Hebrews 4:12 “For the word of God is quick, and powerful, and sharper than any twoedged sword, piercing even to the dividing asunder of soul and spirit, and of the joints and marrow, and is a discerner of the thoughts and intents of the heart.”

The preaching of the Word is a manly work of faith. The God called man, who is also the preacher, must believe the Book that he preaches and then he must have such a Book that is worthy of being believed by those to whom he preaches. This Book is the King James Bible. Our entire faith system rests upon having the Truth. Too much cannot be said about the value of the Word of God relative to faith. Christian faith does not just happen apart from the Word of God. The Bible has inspirational qualities much greater than those which are found in the works of a mere human author. Sometimes we say that a particular writer was inspired as he wrote. Such is the case with William Shakespeare. When we speak, describing him this way, we are only describing that ability that can be attributed to human genius. It does not at all describe biblical inspiration. Biblical inspiration means that God has breathed the very Words. The Bible is the only place where the very Words of God may be found.

The Word of God has qualities that produce change; this is so because the Word of God is alive. “For the word of God is quick…” The quick Word of God is lively. It is the lively, living Word because God is alive. The word quick means: active, energizing and manifesting itself actively in the world and in men’s hearts. The reaching hand of God’s Word has the ability to reach way down in grace from the place of grace. How many derelicts have been picked up by God’s Word? Not to mention the drunkards, the harlots, the liars and all others who are the victims of the sin curse. The Word of God could not be alive it were not just that… the Word of God. It would be incapable of reaching into the very heart of man if it were only humanly inspired and not God breathed.

The term inspiration means, the divine influence which renders a speaker or writer of Scripture infallible in the communication of the Scriptures from God to man. “The theological use of the term inspiration is a reference to that controlling influence which God exerted over the human authors by whom the Old and New Testaments were written. It has to do with the reception of the divine message and accuracy with which it is transcribed”. (Chafer, Lewis Sperry; “Systematic Theology, Dallas, TX: Dallas Seminary Press, 1947, Vol. 1, p. 61).

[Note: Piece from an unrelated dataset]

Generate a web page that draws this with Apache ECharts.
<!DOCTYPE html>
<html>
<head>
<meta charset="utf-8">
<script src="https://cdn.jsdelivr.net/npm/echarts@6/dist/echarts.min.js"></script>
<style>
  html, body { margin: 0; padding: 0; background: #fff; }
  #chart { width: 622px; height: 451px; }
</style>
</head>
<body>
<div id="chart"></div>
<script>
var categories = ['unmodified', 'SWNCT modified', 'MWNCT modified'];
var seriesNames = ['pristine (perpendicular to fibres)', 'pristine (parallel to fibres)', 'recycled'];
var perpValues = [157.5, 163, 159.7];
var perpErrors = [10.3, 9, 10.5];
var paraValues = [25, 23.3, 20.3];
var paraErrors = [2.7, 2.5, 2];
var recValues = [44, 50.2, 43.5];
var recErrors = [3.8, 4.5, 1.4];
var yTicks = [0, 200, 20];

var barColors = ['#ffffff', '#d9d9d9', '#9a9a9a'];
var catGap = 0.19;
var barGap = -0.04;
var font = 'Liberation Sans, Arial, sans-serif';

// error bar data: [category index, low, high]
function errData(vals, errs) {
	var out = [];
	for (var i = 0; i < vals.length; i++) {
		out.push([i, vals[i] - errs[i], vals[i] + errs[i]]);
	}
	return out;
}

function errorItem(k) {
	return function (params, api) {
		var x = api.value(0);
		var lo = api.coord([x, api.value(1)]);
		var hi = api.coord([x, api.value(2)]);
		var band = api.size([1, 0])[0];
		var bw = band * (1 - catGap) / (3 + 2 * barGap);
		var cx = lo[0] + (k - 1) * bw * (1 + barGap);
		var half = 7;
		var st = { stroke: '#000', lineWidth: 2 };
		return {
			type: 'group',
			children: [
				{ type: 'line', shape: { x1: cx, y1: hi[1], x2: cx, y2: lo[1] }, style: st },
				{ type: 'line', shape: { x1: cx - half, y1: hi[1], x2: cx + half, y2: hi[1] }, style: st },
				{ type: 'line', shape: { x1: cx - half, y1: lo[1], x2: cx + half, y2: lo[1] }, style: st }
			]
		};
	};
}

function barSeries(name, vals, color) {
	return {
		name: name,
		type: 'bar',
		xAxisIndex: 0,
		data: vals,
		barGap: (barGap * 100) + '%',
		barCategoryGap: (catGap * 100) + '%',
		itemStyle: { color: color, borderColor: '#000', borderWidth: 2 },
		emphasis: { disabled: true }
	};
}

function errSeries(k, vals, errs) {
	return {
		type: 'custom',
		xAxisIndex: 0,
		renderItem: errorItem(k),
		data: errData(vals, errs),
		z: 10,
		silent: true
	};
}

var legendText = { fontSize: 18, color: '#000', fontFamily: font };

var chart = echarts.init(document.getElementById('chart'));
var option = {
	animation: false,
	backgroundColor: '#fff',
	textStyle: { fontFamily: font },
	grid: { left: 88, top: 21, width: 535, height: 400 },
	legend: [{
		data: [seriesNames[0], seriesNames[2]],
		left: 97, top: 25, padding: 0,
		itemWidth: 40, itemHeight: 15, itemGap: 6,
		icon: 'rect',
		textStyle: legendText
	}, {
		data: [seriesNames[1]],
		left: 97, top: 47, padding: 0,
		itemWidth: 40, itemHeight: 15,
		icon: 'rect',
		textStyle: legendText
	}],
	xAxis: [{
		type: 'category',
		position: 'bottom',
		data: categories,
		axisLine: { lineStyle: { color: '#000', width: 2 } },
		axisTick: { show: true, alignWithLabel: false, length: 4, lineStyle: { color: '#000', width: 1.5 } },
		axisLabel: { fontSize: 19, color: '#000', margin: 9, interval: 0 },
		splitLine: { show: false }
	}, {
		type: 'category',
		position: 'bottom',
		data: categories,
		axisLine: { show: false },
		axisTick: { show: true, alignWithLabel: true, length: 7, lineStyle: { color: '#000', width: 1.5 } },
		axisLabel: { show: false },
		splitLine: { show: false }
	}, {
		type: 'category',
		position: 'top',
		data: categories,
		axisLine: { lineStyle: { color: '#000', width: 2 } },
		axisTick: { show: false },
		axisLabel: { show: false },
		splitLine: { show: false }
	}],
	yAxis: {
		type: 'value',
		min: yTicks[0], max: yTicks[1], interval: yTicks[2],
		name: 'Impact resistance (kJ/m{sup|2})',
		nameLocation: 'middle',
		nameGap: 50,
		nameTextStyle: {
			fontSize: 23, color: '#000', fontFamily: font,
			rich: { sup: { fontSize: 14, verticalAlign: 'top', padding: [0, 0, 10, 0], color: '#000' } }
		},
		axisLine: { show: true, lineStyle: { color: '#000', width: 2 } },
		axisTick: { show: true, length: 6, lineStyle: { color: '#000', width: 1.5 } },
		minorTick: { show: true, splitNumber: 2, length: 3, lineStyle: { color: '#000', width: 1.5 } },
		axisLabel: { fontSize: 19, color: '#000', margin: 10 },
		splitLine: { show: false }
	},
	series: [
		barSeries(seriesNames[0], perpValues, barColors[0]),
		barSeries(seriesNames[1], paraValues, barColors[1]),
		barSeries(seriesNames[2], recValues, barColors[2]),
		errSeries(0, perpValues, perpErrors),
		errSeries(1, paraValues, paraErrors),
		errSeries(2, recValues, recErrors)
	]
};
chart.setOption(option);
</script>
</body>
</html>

The term inspiration means “God breathed”. The Greek word for inspiration is theopneustos: “Theo; God, pneus; breath, tos; the “tos” ending indicates the end results of what precedes it. The very living, breathing Spirit of God gave us His Words. Speech cannot be spoken apart from ones breath flowing past the vocal cords. My own words are breathed from me. God’s Words are His very own Words breathed out. This fact is documented in 2 Timothy 3:16,17. “All scripture is given by inspiration of God, and is profitable for doctrine, for reproof, for correction, for instruction in righteousness: That the man of God may be perfect, thoroughly furnished unto all good works.”

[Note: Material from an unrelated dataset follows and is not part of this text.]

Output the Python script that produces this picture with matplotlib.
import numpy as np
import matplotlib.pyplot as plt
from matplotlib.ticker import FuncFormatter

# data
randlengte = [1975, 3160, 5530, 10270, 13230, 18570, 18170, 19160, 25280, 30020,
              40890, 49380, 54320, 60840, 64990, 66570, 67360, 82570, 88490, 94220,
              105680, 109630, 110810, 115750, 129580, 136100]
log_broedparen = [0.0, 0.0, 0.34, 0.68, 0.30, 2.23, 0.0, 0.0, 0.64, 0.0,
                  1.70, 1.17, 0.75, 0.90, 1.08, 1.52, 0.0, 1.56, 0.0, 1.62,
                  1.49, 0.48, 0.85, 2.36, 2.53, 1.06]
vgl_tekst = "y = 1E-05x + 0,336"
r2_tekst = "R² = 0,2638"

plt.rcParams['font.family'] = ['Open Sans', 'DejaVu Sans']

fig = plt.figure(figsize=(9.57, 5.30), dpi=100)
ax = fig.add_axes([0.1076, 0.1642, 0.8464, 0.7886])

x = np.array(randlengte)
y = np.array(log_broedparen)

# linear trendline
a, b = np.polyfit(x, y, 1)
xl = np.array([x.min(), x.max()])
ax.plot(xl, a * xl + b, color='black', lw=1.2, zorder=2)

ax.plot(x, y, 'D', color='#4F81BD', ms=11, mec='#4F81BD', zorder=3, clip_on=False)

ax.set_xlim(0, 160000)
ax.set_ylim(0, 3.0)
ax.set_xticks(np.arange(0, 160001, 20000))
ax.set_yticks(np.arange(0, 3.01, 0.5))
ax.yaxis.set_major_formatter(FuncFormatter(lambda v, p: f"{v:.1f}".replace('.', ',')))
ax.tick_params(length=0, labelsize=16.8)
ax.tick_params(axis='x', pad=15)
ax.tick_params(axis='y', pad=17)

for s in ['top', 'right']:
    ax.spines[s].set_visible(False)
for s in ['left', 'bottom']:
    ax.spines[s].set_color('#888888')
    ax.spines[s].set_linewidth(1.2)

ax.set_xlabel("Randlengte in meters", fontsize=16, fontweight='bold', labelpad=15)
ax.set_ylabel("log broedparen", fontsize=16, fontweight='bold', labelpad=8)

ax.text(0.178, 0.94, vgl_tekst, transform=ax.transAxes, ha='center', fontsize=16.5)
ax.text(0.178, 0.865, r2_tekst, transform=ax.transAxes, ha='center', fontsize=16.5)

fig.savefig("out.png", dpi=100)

God initiated Truth by speaking His living Word to and through men. These men were Holy men of God who “spake as they were moved by the Holy Ghost” (2Peter 1:21) Moved is a word, which means to “bear” or “uphold”. It is used in Acts 27:17, “Which when they had taken up, they used helps, undergirding the ship; and, fearing lest they should fall into the quicksands, strake sail, and so were driven.”

In this verse the term driven is used of a ship driven by the wind. The tense of the term in Acts is passive showing that it was the wind that was driving the ship. The wind was sovereign in respect to the ship; no one could tell the wind when and how to blow. Likewise, God alone blows His breath… Just as the ship was driven by the wind, the authors of the Scriptures were carried along and the Holy Ghost determined their course. Just as the wind will push along a ship with respect to its own style and design, so by the Holy Spirit were the authors chosen to use their own style and language. We refer to this as confluent inspiration. It is the breath of God that makes the words come alive. This is another argument against dynamic equivalency. Dynamic equivalency as it applies to translations says that you take the dynamic equivalent expression from one language or cultural group while moving it to another. No one has the right to tamper with the Words of God by filtering them through his own polluted mind and then restating what he supposes to be the equivalent expression of Truth.